Hello - I am completely new to Julia and just started playing around with it in the last couple of days over my winter break. Its a great language Thank you for building/maintaining it!
Can somebody point me to an end-to-end example of training a deep learning model using multiple GPUs? Specifically I am looking for an example where the training happens on a single host leveraging GPU-to-GPU comms (e.g., with NCCL) instead of going via the CPU. Essentially I am looking for an equivalent of PyTorch’s DDP.
https://github.com/avik-pal/FluxMPI.jl is the closest to what you’re looking for, but does require a CUDA-aware MPI. I’m not aware of an easy way to obtain that without involving HPC stuff, but worth a try.
One challenge to this kind of training is that we don’t have a wrapper or equivalent Julia-level API for NCCL’s collective communication operations. If https://github.com/JuliaGPU/NCCL.jl was resuscitated, a version of FluxMPI with that instead of MPI would be cool to have.

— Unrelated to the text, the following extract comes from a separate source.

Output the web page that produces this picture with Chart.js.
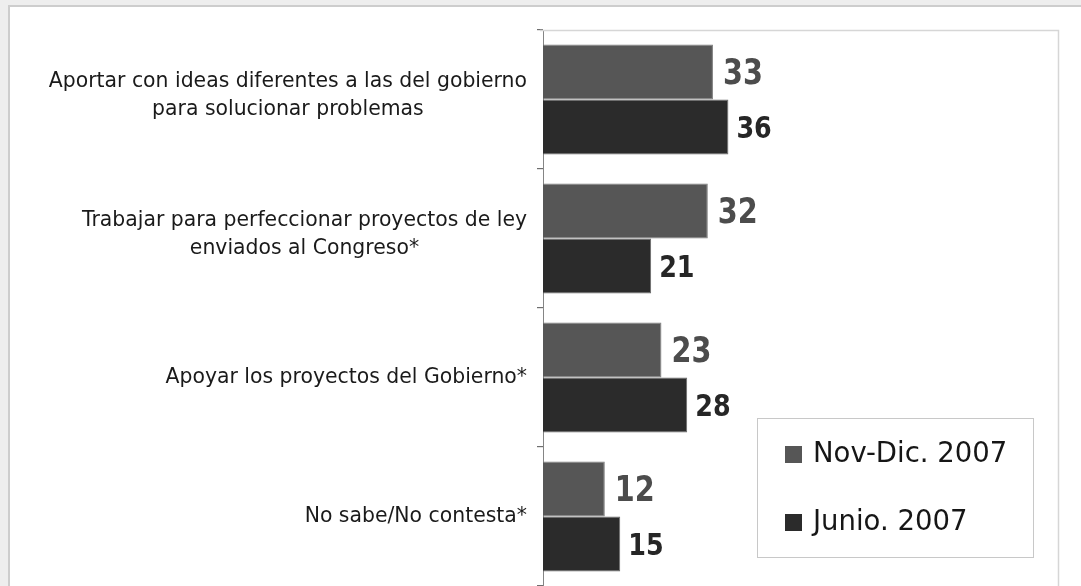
<!DOCTYPE html>
<html><head><meta charset="utf-8">
<script src="https://cdn.jsdelivr.net/npm/chart.js@4.4.1/dist/chart.umd.min.js"></script>
<style>
html,body{margin:0;padding:0;background:#eeeeee;width:1081px;height:586px;overflow:hidden}
#panel{position:absolute;left:8px;top:5px;width:1200px;height:700px;background:#fff;border-left:2px solid #cdcdcd;border-top:2px solid #cdcdcd}
#wrap{position:absolute;left:0;top:0;width:1081px;height:586px}
</style></head><body>
<div id="panel"></div>
<div id="wrap"><canvas id="c"></canvas></div>
<script>
// Categories (each entry is the list of lines of its label)
const categories = [
  ['Aportar con ideas diferentes a las del gobierno', 'para solucionar problemas'],
  ['Trabajar para perfeccionar proyectos de ley', 'enviados al Congreso*'],
  ['Apoyar los proyectos del Gobierno*'],
  ['No sabe/No contesta*']
];
const seriesNames = ['Nov-Dic. 2007', 'Junio. 2007'];
const novDic2007 = [33, 32, 23, 12];
const junio2007 = [36, 21, 28, 15];
const valueAxisMax = 100;

const FONT = '"DejaVu Sans", Verdana, sans-serif';
const seriesColors = ['#565656', '#2b2b2b'];
const labelColors = ['#4c4c4c', '#262626'];
const labelSizes = [35, 31];
const labelGaps = [10, 8];
const labelSquash = 0.82;

// light frame on the top and right of the plot area
const plotFrame = {
  id: 'plotFrame',
  beforeDatasetsDraw(chart) {
    const {ctx, chartArea: a} = chart;
    ctx.save();
    ctx.strokeStyle = '#d6d6d6';
    ctx.lineWidth = 1.5;
    ctx.beginPath();
    ctx.moveTo(a.left - 3, a.top + 0.5);
    ctx.lineTo(a.right + 0.5, a.top + 0.5);
    ctx.lineTo(a.right + 0.5, a.bottom);
    ctx.stroke();
    ctx.restore();
  }
};

// category labels: block right-aligned next to the axis, lines centred inside the block
const categoryLabels = {
  id: 'categoryLabels',
  afterDraw(chart) {
    const {ctx} = chart;
    const y = chart.scales.y;
    const rightEdge = chart.chartArea.left - 16;
    const lineH = 28;
    ctx.save();
    ctx.font = '20.4px ' + FONT;
    ctx.fillStyle = '#1a1a1a';
    ctx.textAlign = 'center';
    ctx.textBaseline = 'middle';
    categories.forEach((lines, i) => {
      const cy = y.getPixelForValue(i) - (lines.length > 1 ? 4 : 0);
      const widest = Math.max(...lines.map(l => ctx.measureText(l).width));
      const cx = rightEdge - widest / 2;
      const y0 = cy - (lines.length - 1) * lineH / 2;
      lines.forEach((l, k) => ctx.fillText(l, cx, y0 + k * lineH));
    });
    ctx.restore();
  }
};

// value labels placed after the end of each bar (slightly condensed digits)
const valueLabels = {
  id: 'valueLabels',
  afterDatasetsDraw(chart) {
    const {ctx} = chart;
    chart.data.datasets.forEach((ds, di) => {
      const meta = chart.getDatasetMeta(di);
      meta.data.forEach((bar, i) => {
        ctx.save();
        ctx.translate(bar.x + labelGaps[di], bar.y + labelSizes[di] * 0.35);
        ctx.scale(labelSquash, 1);
        ctx.font = 'bold ' + labelSizes[di] + 'px ' + FONT;
        ctx.fillStyle = labelColors[di];
        ctx.textAlign = 'left';
        ctx.textBaseline = 'alphabetic';
        ctx.fillText(String(ds.data[i]), 0, 0);
        ctx.restore();
      });
    });
  }
};

// boxed legend in the lower right of the plot area
const boxLegend = {
  id: 'boxLegend',
  afterDraw(chart) {
    const {ctx, chartArea: a} = chart;
    const w = 276, h = 139;
    const x = a.right - 25 - w, yTop = a.bottom - 29 - h;
    ctx.save();
    ctx.fillStyle = '#ffffff';
    ctx.fillRect(x, yTop, w, h);
    ctx.strokeStyle = '#c8c8c8';
    ctx.lineWidth = 1;
    ctx.strokeRect(x + 0.5, yTop + 0.5, w, h);
    ctx.font = '27.5px ' + FONT;
    ctx.textBaseline = 'middle';
    ctx.textAlign = 'left';
    chart.data.datasets.forEach((ds, i) => {
      const cy = yTop + 36 + i * 68;
      ctx.fillStyle = ds.backgroundColor;
      ctx.fillRect(x + 28, cy - 8, 17, 17);
      ctx.fillStyle = '#161616';
      ctx.fillText(ds.label, x + 56, cy + 1);
    });
    ctx.restore();
  }
};

new Chart(document.getElementById('c'), {
  type: 'bar',
  data: {
    labels: categories.map(l => l.join(' ')),
    datasets: [
      {label: seriesNames[0], data: novDic2007, backgroundColor: seriesColors[0], borderColor: '#7c7c7c', borderWidth: 1,
       barPercentage: 1.0, categoryPercentage: 0.79},
      {label: seriesNames[1], data: junio2007, backgroundColor: seriesColors[1], borderColor: '#6a6a6a', borderWidth: 1,
       barPercentage: 1.0, categoryPercentage: 0.79}
    ]
  },
  options: {
    indexAxis: 'y',
    responsive: true,
    maintainAspectRatio: false,
    animation: false,
    layout: {padding: {top: 30, right: 23, bottom: 0, left: 0}},
    scales: {
      x: {display: false, min: 0, max: valueAxisMax},
      y: {
        offset: true,
        grid: {drawOnChartArea: false, color: '#6f6f6f', lineWidth: 1.2, tickLength: 6, offset: true},
        border: {color: '#858585', width: 1},
        ticks: {display: false},
        afterFit(scale) { scale.width = 543; }
      }
    },
    plugins: {legend: {display: false}, tooltip: {enabled: false}}
  },
  plugins: [plotFrame, categoryLabels, valueLabels, boxLegend]
});
</script>
</body></html>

Thanks for all the pointers. It seems that there is still work to be done in terms of having a “batteries included” framework for efficient multi-GPU training. Will keep plugging away at it and continue to watch this space with great interest!
Just to be clear, FluxMPI should work right now. Setting up MPI isn’t something most deep learning practitioners are used to, but it shouldn’t be too too bad (some PyTorch models require it, for example).
Longer-term, it would be real nice to get some help bringing NCCL.jl and https://github.com/JuliaParallel/UCX.jl up to speed. Take this is a big, flashing “help wanted” sign.
I’m wondering if it couldn’t be possible to perform multi-gpu single host training only with the mechanics CUDA.jl currently offers. I unfortunately don’t have a multi-gpu setup to confirm, but given that peer-to-peer communication has been made possible in CUDA.jl v3 (CUDA.jl 3.5-3.8 ⋅ JuliaGPU), and looking at the Multiple GPUs · CUDA.jl, couldn’t a data parallel appraoch be hacked?
For example, something going along those lines:
# copy model on each device
device!(0)
m0 = gpu(m)
device!(1)
m1 = gpu(m)
for (x, y) in dataloader
# copy each sub-batch to a device
...
@sync begin
@async begin
device!(0)
copyto!(x0, :, view(x, :, 1:batch))
copyto!(y0, :, view(y, 1:batch))
grads0 = gradient((model) -> loss(model, x, y), m)[1]
end
@async begin
device!(1)
copyto!(x1, :, view(x, :, batch+1:end))
copyto!(y1, :, view(y, batch+1:end))
grads1 = gradient((model) -> loss(model, x1, y1), m)[1]
end
# now needs to accumulate grads from other gpus on a target one prior to update model weights
end
The above quite not complete, but seems within the scope of CUDA.jl?
It definitely should be. CUDA.jl also exposes but doesn’t wrap low-level IPC APIs for cross-process communication. DaggerGPU uses those, for example. The remaining effort would be writing custom collective operations like all-reduce for data-parallel training, and the question is whether wrapping the existing ones in a library like NCCL might be easier than doing so.